Exercise description:
Below this line is the material. Write out only its lines from the one containing "Clone this chart" through the one containing "1750000, 2000000, 2250000];", both kept, exactly.

□ □ □ □ □

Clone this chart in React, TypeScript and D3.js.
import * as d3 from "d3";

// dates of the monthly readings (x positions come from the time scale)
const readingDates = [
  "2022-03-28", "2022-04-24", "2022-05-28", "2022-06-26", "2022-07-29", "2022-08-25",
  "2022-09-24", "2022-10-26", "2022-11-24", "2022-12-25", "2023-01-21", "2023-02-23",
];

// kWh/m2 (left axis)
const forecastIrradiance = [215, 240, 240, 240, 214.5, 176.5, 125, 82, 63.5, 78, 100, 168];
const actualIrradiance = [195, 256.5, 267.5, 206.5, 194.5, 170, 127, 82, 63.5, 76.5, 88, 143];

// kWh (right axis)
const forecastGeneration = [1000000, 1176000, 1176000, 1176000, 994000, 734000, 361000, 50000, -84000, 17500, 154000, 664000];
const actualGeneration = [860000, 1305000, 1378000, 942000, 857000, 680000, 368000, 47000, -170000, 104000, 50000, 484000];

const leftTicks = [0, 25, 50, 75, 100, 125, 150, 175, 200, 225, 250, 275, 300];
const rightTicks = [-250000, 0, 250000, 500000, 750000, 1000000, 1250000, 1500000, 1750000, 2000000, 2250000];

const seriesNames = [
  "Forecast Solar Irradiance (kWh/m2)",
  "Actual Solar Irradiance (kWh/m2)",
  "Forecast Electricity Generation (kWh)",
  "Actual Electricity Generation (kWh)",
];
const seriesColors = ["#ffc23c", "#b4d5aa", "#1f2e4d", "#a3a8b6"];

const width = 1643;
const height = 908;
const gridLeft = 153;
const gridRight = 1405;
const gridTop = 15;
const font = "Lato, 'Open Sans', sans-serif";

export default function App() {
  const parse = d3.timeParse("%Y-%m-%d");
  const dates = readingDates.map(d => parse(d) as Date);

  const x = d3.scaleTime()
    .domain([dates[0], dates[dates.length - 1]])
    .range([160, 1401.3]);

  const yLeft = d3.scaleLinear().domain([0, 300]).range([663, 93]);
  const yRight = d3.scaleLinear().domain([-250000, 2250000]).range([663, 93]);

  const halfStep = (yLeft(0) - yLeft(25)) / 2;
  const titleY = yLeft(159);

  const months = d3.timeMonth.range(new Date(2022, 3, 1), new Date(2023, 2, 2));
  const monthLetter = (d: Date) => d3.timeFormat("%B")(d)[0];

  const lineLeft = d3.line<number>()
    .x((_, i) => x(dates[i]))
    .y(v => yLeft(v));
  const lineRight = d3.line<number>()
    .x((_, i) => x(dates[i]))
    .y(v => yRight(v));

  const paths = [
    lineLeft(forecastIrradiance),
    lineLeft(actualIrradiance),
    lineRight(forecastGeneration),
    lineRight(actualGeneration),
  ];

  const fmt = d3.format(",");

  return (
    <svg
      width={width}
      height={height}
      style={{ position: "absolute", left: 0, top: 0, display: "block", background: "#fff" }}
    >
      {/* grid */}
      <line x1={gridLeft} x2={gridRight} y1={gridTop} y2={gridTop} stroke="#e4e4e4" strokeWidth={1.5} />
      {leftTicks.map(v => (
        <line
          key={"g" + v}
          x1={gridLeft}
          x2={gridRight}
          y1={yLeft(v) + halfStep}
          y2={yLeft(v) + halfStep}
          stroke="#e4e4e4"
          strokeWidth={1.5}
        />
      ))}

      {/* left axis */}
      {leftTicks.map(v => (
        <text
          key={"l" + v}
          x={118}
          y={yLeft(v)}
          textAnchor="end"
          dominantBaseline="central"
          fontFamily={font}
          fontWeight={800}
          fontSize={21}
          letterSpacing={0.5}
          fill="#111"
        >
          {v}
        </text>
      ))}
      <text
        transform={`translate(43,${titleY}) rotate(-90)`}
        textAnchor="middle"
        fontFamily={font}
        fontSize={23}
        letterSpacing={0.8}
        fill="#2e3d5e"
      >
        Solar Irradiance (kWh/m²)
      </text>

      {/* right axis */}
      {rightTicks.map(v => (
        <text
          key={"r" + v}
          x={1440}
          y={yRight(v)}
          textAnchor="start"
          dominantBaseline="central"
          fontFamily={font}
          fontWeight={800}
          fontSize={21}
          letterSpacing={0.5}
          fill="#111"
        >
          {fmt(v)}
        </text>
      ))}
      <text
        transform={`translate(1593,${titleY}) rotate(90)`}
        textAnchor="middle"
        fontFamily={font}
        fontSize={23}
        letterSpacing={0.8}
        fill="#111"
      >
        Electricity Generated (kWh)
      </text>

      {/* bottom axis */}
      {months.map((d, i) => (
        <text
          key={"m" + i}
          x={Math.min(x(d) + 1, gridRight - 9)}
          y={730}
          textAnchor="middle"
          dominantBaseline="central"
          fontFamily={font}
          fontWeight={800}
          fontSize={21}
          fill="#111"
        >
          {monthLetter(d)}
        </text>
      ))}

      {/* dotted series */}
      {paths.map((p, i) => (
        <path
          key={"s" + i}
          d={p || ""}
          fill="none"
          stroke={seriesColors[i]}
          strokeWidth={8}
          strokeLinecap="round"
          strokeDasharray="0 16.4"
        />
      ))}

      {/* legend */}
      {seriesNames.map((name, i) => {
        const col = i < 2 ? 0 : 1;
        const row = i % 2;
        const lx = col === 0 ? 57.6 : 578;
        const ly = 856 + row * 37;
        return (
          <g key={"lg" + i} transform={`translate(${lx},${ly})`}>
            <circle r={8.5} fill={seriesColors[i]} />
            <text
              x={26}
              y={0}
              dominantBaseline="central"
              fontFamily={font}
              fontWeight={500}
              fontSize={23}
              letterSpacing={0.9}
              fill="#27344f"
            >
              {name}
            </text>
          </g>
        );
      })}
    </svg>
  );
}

□ □ □ □ □

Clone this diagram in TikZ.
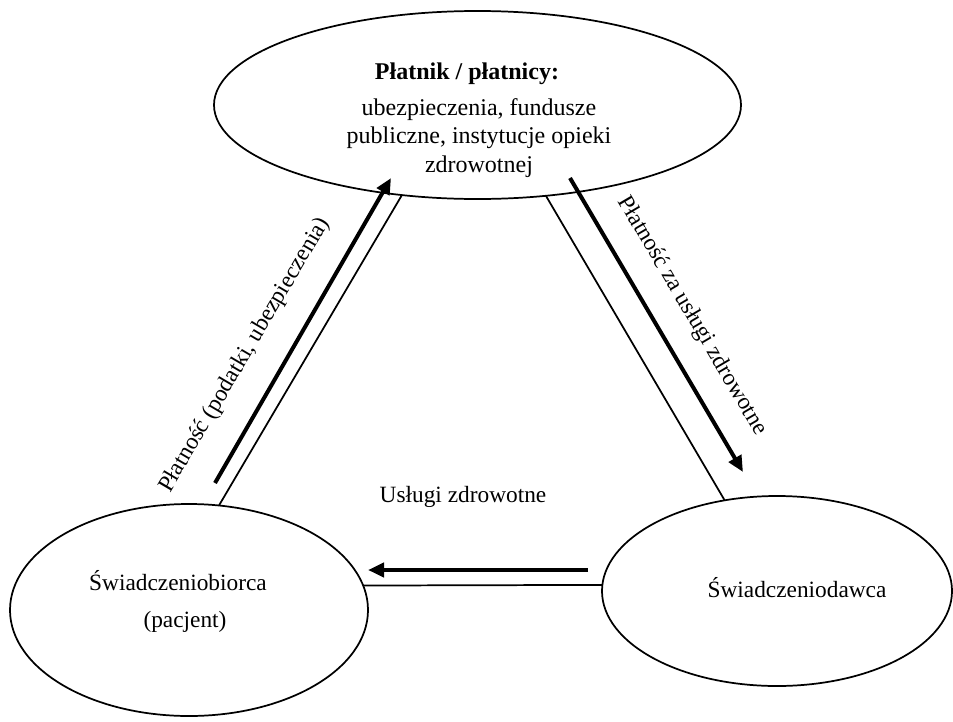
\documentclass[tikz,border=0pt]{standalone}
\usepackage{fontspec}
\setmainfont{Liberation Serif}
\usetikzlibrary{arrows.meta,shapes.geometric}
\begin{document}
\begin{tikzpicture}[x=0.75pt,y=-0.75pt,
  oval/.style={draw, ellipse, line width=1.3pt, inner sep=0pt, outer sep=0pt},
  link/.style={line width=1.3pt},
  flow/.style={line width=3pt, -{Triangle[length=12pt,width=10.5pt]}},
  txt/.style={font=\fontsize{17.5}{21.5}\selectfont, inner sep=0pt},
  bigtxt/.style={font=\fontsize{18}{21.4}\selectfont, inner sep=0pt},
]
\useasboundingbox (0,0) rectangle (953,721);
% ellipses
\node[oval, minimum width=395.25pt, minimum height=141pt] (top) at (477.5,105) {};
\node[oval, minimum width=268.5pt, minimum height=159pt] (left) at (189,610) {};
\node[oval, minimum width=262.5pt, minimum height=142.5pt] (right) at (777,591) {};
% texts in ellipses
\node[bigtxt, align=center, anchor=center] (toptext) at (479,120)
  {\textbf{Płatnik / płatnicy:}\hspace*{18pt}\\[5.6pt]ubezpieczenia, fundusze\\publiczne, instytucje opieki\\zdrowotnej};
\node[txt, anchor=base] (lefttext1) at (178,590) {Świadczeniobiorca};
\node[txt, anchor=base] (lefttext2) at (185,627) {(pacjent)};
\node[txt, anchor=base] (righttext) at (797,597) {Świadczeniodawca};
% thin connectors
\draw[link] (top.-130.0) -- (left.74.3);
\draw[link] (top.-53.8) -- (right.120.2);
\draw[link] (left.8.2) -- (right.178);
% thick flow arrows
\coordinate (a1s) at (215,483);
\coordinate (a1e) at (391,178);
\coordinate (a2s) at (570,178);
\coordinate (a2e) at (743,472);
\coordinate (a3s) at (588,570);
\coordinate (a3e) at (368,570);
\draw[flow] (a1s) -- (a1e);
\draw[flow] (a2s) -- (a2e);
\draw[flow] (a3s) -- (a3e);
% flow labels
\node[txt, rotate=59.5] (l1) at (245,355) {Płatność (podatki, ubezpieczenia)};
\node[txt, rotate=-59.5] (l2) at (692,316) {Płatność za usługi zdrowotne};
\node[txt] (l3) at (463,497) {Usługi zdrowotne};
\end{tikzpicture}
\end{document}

□ □ □ □ □

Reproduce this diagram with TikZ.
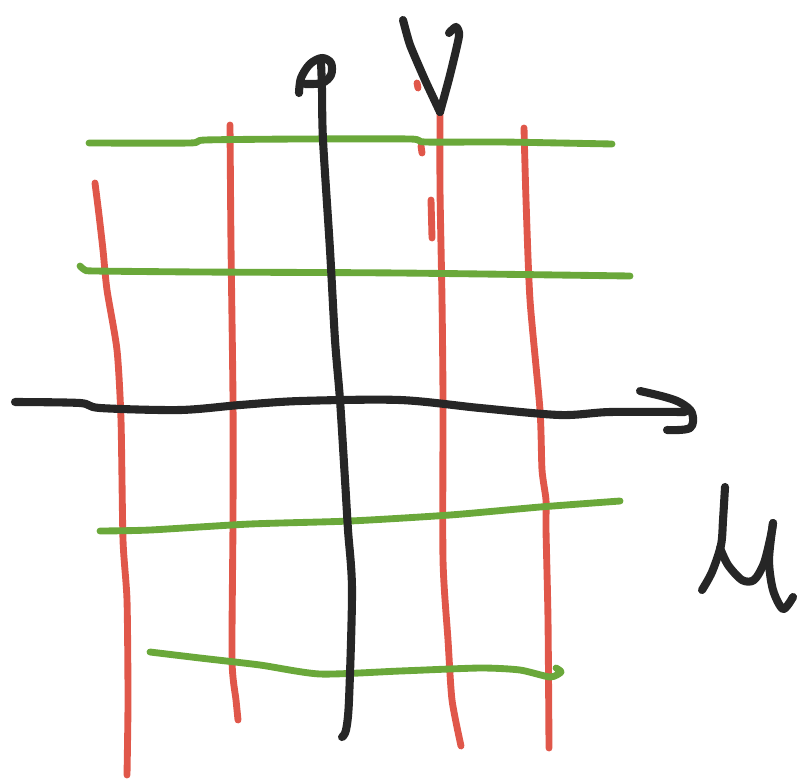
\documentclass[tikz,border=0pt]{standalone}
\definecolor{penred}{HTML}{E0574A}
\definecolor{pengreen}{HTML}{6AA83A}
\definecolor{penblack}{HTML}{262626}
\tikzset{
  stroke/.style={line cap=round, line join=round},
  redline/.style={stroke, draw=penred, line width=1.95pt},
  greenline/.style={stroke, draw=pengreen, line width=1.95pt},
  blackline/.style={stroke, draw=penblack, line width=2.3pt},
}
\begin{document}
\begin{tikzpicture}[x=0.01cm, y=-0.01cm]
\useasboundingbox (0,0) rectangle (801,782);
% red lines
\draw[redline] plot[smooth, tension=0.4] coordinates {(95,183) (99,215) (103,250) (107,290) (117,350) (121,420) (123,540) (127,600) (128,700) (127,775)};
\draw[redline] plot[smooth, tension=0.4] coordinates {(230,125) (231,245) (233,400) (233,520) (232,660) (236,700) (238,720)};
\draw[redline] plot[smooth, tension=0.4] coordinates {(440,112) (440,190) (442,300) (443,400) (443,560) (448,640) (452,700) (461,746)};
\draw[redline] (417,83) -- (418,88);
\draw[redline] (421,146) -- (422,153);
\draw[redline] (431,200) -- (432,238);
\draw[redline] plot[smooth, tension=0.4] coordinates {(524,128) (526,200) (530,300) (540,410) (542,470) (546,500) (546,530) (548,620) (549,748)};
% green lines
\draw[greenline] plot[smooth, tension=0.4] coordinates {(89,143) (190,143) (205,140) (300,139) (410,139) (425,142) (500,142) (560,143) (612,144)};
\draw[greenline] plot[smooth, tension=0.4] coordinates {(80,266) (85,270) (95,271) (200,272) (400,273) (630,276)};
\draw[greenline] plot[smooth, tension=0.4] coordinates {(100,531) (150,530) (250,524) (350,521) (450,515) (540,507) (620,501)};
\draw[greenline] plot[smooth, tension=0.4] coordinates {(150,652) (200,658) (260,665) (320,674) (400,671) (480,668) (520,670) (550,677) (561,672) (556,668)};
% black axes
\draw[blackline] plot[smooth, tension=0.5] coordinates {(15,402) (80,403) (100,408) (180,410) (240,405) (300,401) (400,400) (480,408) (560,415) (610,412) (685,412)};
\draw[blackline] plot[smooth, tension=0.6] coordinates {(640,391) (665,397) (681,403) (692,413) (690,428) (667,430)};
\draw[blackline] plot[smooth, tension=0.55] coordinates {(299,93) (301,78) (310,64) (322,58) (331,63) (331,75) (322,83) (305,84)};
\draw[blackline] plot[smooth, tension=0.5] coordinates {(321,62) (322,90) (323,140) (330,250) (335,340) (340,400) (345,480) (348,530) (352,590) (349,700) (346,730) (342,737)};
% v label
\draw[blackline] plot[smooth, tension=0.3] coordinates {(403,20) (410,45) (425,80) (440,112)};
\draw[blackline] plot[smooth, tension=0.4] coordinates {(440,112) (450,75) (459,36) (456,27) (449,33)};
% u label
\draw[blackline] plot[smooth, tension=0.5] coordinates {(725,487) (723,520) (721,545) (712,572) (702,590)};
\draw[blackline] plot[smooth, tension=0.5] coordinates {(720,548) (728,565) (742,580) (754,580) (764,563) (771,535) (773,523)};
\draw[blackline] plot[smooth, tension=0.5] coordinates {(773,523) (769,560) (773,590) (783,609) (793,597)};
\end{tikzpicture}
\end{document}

□ □ □ □ □

Output for this task:
Clone this chart in React, TypeScript and D3.js.
import * as d3 from "d3";

// dates of the monthly readings (x positions come from the time scale)
const readingDates = [
  "2022-03-28", "2022-04-24", "2022-05-28", "2022-06-26", "2022-07-29", "2022-08-25",
  "2022-09-24", "2022-10-26", "2022-11-24", "2022-12-25", "2023-01-21", "2023-02-23",
];

// kWh/m2 (left axis)
const forecastIrradiance = [215, 240, 240, 240, 214.5, 176.5, 125, 82, 63.5, 78, 100, 168];
const actualIrradiance = [195, 256.5, 267.5, 206.5, 194.5, 170, 127, 82, 63.5, 76.5, 88, 143];

// kWh (right axis)
const forecastGeneration = [1000000, 1176000, 1176000, 1176000, 994000, 734000, 361000, 50000, -84000, 17500, 154000, 664000];
const actualGeneration = [860000, 1305000, 1378000, 942000, 857000, 680000, 368000, 47000, -170000, 104000, 50000, 484000];

const leftTicks = [0, 25, 50, 75, 100, 125, 150, 175, 200, 225, 250, 275, 300];
const rightTicks = [-250000, 0, 250000, 500000, 750000, 1000000, 1250000, 1500000, 1750000, 2000000, 2250000];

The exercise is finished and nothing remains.